Installation view: <em>Sara VanDerBeek: Women & Museums</em>, Metro Pictures, New York, 2019. Courtesy Metro Pictures. Photo: Genevieve Hansen.
Installation view: Sara VanDerBeek: Women & Museums, Metro Pictures, New York, 2019. Courtesy Metro Pictures. Photo: Genevieve Hansen.

Rail: Was your mother an artist?

VanDerBeek: She was. She also had progressive MS and was a single mother of young children after my father died, so she returned to school and pursued a Master’s degree in Instructional system design—early online education. Additionally, she began to lose the ability to live independently, becoming wheelchair-bound in her fifties.

It’s challenging at times for me to discuss this significant personal loss but I feel it’s important to be open about grief and its role in my work. In the end, though, my new work as it evolves is centering around women, some known and many unknown and their ongoing engagements with emergent technologies from the beginnings of the modern period and on to now.
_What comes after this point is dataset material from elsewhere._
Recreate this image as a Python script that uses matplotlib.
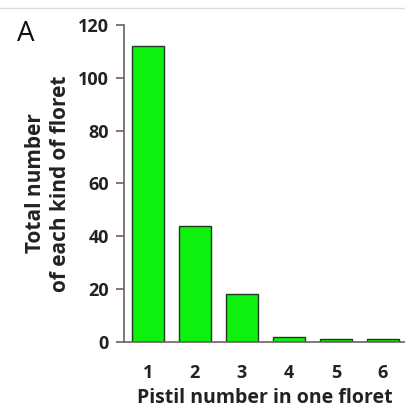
import matplotlib
matplotlib.use("Agg")
import matplotlib.pyplot as plt
from matplotlib.lines import Line2D

pistil_numbers = [1, 2, 3, 4, 5, 6]
floret_counts = [112, 44, 18, 2, 1, 1]
y_ticks = [0, 20, 40, 60, 80, 100, 120]

plt.rcParams['font.family'] = ['Open Sans', 'DejaVu Sans']

fig = plt.figure(figsize=(4.05, 4.07), dpi=100)
ax = fig.add_axes([0.306, 0.16, 0.694, 0.7786])

ax.bar(pistil_numbers, floret_counts, width=0.68, color='#0ef00e',
       edgecolor='#1e3a1e', linewidth=1.0, zorder=2)

ax.set_xlim(0.49, 6.47)
ax.set_ylim(0, 120)
ax.set_yticks(y_ticks)
ax.set_xticks(pistil_numbers)

spine_color = '#6e6060'
for side in ('top', 'right'):
    ax.spines[side].set_visible(False)
for side in ('left', 'bottom'):
    ax.spines[side].set_color(spine_color)
    ax.spines[side].set_linewidth(1.2)

ax.tick_params(axis='y', direction='out', length=6, width=1.2, color=spine_color,
               labelsize=13, pad=5)
ax.tick_params(axis='x', length=0, labelsize=13, pad=16)
for lab in ax.get_xticklabels() + ax.get_yticklabels():
    lab.set_fontweight('bold')
    lab.set_color('#222222')

ax.set_xlabel('Pistil number in one floret', fontsize=14, fontweight='bold',
              color='#222222', labelpad=4)
ax.set_ylabel('Total number\nof each kind of floret', fontsize=15, fontweight='bold',
              color='#222222', labelpad=5, linespacing=1.25)

fig.text(0.042, 0.95, 'A', fontsize=20, color='#111111', va='top', ha='left')

fig.add_artist(Line2D([0, 1], [0.981, 0.981], transform=fig.transFigure,
                      color='#dddddd', linewidth=1.0))

fig.savefig('out.png', dpi=100)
I feel we’re in a situation parallel to the Victorians—a moment in which we’re grappling with technology’s increasing role within our lives, yet also completely enraptured and influenced by it. The body and the machine are more and more intertwined. And when I think about the body and the machine, I think about my mother, who needed the support of machines to live and towards the end of her life to stay alive. My sense of the cyborg as a meeting of the body and the machine shifted during my experience of her hospice, from the theoretical remove of art school discussions to a poignant and very personal experience of both appreciation and pathos.

Rail: You’ve said that you feel an ethical responsibility in your work with the photographic images, moving and still, especially in our screen-based era. And I wonder if you could also trace that back to your mother and father?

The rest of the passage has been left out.